Start Records provided

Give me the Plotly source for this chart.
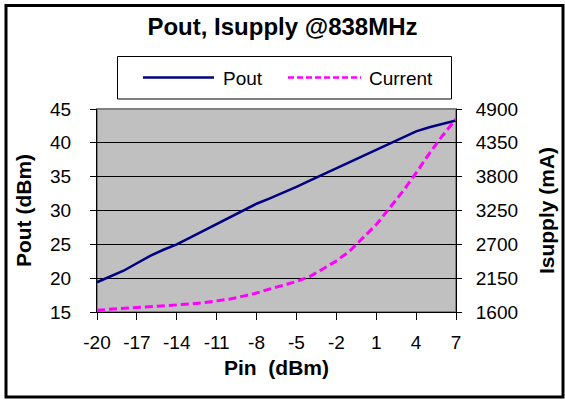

End Records provided
Start Records provided

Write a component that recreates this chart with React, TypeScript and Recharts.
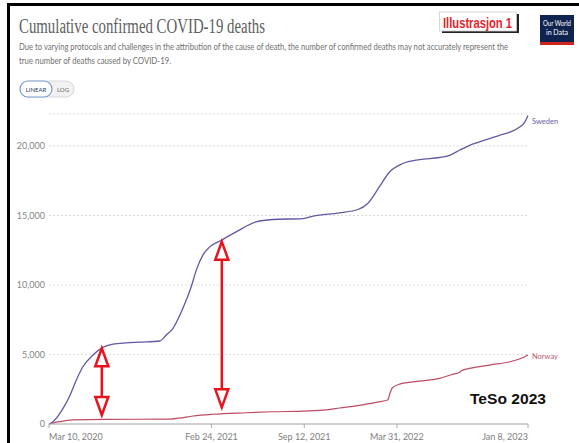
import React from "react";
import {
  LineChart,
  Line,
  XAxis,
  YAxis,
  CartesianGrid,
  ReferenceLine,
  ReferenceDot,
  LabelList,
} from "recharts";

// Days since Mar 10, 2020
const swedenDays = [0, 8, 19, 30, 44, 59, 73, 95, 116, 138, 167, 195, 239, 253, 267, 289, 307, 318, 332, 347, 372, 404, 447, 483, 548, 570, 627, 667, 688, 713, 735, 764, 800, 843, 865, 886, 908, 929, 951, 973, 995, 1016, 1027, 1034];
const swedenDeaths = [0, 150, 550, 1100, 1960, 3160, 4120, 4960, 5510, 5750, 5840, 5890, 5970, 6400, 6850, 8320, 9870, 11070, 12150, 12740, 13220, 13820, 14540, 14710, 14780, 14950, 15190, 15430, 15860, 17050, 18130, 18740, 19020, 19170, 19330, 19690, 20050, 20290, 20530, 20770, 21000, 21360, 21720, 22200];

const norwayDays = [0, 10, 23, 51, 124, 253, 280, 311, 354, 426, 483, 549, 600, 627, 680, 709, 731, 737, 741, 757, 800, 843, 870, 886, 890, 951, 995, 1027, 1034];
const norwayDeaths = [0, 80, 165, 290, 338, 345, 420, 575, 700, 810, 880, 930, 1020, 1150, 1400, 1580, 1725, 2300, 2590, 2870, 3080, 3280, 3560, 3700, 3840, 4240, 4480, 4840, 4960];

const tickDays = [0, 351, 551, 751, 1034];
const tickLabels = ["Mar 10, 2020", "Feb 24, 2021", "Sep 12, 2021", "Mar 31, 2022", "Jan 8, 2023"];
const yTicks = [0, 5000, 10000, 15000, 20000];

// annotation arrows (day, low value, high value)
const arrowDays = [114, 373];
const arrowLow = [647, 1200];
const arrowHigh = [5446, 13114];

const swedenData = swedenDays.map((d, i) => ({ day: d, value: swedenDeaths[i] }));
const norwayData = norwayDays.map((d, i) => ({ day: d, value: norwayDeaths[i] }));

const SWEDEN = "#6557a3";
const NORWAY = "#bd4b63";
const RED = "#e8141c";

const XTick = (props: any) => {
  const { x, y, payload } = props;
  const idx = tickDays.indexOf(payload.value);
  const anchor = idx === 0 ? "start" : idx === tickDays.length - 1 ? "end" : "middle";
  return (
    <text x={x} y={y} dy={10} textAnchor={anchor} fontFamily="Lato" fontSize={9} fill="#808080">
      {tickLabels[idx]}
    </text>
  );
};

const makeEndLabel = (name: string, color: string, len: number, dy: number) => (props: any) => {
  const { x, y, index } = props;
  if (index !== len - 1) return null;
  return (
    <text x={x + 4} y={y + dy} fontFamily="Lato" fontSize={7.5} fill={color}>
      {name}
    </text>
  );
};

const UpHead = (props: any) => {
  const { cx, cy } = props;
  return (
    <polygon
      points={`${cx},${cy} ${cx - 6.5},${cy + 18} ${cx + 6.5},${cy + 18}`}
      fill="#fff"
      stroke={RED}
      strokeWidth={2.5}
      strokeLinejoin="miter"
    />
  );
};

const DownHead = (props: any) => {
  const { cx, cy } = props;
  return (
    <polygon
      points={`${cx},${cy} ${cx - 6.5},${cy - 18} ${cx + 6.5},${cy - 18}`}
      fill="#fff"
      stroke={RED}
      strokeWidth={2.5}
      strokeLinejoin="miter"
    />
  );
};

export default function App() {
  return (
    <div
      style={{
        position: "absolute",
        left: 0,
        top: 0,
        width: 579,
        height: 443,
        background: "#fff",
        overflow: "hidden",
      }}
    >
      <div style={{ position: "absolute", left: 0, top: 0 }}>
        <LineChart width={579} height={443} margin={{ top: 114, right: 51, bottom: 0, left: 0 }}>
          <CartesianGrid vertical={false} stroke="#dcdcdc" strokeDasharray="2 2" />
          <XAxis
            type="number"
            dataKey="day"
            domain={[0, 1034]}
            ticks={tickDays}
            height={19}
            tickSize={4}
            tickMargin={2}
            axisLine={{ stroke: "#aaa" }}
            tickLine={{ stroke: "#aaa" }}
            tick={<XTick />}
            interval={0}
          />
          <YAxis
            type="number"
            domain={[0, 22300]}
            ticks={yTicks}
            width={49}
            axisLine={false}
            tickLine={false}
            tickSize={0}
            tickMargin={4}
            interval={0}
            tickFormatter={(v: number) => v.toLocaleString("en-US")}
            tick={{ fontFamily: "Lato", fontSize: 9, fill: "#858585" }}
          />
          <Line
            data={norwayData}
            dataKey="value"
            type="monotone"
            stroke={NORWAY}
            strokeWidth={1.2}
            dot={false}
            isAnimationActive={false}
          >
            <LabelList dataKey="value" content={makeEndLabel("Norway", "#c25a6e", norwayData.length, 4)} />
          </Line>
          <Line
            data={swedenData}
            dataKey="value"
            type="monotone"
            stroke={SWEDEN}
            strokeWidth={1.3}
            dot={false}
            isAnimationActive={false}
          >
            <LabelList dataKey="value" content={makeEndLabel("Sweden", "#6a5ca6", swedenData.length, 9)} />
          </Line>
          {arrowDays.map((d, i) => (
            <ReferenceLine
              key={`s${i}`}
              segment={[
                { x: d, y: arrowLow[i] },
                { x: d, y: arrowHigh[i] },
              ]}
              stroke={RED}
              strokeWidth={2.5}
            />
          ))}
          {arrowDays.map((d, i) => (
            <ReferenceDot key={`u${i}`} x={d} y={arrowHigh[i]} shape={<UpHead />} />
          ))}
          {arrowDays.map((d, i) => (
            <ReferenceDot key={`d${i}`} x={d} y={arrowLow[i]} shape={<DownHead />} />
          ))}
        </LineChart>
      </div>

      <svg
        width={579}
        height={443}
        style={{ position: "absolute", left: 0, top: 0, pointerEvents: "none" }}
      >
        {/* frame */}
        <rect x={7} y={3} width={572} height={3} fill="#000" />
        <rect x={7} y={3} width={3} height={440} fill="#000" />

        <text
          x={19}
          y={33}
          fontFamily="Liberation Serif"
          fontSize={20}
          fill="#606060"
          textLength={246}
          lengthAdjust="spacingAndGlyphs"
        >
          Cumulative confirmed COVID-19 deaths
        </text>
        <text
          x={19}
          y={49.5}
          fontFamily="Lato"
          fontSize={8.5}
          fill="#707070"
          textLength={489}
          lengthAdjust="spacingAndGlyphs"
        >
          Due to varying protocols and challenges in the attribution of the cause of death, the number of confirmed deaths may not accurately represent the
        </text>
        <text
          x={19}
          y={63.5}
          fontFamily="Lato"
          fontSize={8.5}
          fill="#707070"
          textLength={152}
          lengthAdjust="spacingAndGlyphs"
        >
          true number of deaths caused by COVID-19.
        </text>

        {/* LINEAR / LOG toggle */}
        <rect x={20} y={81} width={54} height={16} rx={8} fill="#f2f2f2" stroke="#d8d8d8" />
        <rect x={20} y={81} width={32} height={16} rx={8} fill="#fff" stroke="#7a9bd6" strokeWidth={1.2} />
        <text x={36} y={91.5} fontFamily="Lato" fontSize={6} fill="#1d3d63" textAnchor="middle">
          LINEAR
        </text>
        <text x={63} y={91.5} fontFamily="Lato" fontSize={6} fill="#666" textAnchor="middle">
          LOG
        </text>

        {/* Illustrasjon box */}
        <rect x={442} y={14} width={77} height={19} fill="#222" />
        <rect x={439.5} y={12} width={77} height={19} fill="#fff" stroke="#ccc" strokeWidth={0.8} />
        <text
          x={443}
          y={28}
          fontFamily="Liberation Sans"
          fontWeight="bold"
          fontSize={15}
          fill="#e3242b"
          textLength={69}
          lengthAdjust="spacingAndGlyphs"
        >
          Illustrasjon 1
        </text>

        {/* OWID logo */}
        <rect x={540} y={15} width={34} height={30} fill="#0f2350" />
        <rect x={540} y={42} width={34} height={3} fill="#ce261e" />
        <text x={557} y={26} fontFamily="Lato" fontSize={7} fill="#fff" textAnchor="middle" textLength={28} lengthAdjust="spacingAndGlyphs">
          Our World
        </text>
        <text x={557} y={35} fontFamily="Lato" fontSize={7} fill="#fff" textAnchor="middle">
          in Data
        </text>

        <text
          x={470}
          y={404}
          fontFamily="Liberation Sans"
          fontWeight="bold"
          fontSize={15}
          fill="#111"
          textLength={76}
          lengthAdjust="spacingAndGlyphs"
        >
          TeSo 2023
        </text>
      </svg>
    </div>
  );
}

End Records provided
Start Records provided

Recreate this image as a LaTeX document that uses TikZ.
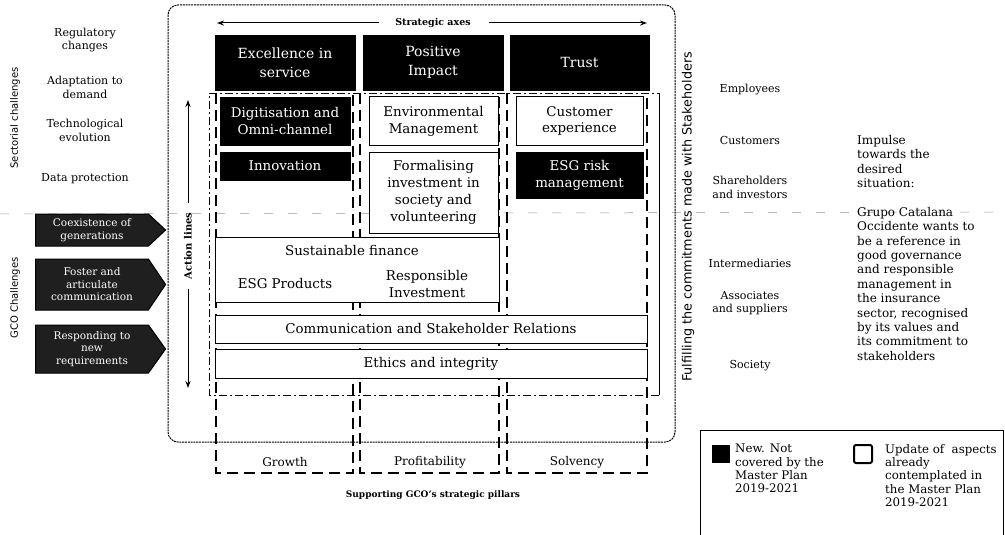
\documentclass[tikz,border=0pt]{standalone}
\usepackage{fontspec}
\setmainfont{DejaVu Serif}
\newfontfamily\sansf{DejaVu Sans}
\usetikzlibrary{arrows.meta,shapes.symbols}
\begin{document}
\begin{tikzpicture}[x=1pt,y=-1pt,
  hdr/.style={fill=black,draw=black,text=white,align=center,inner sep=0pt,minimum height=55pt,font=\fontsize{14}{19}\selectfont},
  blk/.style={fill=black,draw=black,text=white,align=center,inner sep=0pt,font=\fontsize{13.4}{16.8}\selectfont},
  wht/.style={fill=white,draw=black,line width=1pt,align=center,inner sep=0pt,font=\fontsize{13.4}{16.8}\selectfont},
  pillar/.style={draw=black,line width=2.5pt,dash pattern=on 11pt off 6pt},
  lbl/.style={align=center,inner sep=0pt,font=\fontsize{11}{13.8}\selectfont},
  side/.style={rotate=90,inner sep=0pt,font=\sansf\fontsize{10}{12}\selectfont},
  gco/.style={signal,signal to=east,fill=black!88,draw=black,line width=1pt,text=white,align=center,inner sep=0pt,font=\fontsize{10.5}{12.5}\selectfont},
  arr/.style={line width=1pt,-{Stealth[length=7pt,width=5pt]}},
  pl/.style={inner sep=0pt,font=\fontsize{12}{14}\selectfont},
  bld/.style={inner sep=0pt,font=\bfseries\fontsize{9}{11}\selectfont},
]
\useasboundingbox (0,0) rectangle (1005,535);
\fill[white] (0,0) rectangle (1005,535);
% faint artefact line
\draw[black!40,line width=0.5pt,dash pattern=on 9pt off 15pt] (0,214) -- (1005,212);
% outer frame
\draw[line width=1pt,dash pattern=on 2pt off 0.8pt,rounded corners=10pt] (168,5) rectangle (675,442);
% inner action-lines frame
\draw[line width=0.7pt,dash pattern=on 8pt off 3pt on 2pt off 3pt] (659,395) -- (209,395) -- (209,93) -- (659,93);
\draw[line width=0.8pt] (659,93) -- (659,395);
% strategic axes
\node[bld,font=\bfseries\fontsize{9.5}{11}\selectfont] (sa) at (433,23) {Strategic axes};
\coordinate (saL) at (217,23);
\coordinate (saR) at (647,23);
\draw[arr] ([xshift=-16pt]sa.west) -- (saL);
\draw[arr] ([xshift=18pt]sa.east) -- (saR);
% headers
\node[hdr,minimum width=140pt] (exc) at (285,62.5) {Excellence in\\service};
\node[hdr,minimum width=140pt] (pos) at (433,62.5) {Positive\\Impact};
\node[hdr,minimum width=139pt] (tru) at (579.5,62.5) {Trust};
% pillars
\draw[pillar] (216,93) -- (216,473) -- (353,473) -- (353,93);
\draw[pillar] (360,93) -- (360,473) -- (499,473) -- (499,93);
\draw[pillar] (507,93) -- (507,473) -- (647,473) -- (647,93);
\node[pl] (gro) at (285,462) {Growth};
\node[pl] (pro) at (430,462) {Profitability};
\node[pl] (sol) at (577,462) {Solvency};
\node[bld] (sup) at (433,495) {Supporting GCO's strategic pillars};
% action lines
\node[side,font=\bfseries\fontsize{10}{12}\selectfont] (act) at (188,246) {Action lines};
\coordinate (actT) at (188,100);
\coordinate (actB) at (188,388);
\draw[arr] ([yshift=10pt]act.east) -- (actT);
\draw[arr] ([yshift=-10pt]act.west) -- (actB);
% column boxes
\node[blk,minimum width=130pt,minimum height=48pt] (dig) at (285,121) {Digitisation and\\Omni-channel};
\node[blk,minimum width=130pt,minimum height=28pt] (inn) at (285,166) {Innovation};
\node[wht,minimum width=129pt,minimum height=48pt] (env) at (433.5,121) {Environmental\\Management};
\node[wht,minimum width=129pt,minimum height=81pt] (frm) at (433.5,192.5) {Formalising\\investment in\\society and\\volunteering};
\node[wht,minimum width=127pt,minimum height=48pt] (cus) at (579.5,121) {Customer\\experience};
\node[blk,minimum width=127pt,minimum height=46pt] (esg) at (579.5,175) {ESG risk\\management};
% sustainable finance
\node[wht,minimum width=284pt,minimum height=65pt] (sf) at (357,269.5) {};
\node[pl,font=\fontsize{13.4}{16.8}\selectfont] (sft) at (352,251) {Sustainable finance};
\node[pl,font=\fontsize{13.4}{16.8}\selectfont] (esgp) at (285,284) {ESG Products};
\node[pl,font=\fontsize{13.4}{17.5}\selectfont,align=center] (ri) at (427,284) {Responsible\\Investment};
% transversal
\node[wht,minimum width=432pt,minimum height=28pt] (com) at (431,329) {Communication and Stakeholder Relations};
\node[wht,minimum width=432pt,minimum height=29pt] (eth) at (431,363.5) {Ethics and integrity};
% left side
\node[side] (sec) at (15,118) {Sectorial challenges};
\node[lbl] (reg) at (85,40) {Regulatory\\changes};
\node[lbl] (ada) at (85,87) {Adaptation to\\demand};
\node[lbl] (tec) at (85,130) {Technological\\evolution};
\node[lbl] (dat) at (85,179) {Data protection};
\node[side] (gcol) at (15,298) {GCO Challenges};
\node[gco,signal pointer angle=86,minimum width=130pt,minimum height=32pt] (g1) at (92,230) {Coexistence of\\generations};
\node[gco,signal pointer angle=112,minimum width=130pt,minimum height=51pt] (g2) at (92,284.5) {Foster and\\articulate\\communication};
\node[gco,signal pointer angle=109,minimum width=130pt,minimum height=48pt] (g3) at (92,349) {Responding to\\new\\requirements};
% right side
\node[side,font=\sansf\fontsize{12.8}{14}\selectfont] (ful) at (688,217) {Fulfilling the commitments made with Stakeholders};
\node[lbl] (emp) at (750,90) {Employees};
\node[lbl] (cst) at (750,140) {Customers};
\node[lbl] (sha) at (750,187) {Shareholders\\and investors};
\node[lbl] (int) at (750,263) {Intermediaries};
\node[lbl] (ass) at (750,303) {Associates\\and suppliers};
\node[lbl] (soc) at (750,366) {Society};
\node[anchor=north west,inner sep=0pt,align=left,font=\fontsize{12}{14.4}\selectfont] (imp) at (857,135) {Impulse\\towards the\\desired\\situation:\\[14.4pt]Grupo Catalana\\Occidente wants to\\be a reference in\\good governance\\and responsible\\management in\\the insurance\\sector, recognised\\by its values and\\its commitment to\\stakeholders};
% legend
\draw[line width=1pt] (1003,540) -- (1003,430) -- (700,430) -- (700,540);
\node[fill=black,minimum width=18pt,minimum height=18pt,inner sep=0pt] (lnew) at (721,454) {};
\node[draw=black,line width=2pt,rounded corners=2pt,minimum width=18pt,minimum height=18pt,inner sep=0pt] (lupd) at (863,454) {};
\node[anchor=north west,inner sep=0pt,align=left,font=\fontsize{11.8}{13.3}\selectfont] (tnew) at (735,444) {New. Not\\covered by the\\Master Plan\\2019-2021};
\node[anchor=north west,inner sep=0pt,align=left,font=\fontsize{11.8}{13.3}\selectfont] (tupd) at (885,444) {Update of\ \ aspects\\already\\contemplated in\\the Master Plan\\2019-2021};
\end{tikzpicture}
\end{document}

End Records provided

Task brief: Repeat, with no pictures, exactly the lines from the one containing "Write a component" through the one containing "21360, 21720, 22200];", the first and last included.

Finished task:
Write a component that recreates this chart with React, TypeScript and Recharts.
import React from "react";
import {
  LineChart,
  Line,
  XAxis,
  YAxis,
  CartesianGrid,
  ReferenceLine,
  ReferenceDot,
  LabelList,
} from "recharts";

// Days since Mar 10, 2020
const swedenDays = [0, 8, 19, 30, 44, 59, 73, 95, 116, 138, 167, 195, 239, 253, 267, 289, 307, 318, 332, 347, 372, 404, 447, 483, 548, 570, 627, 667, 688, 713, 735, 764, 800, 843, 865, 886, 908, 929, 951, 973, 995, 1016, 1027, 1034];
const swedenDeaths = [0, 150, 550, 1100, 1960, 3160, 4120, 4960, 5510, 5750, 5840, 5890, 5970, 6400, 6850, 8320, 9870, 11070, 12150, 12740, 13220, 13820, 14540, 14710, 14780, 14950, 15190, 15430, 15860, 17050, 18130, 18740, 19020, 19170, 19330, 19690, 20050, 20290, 20530, 20770, 21000, 21360, 21720, 22200];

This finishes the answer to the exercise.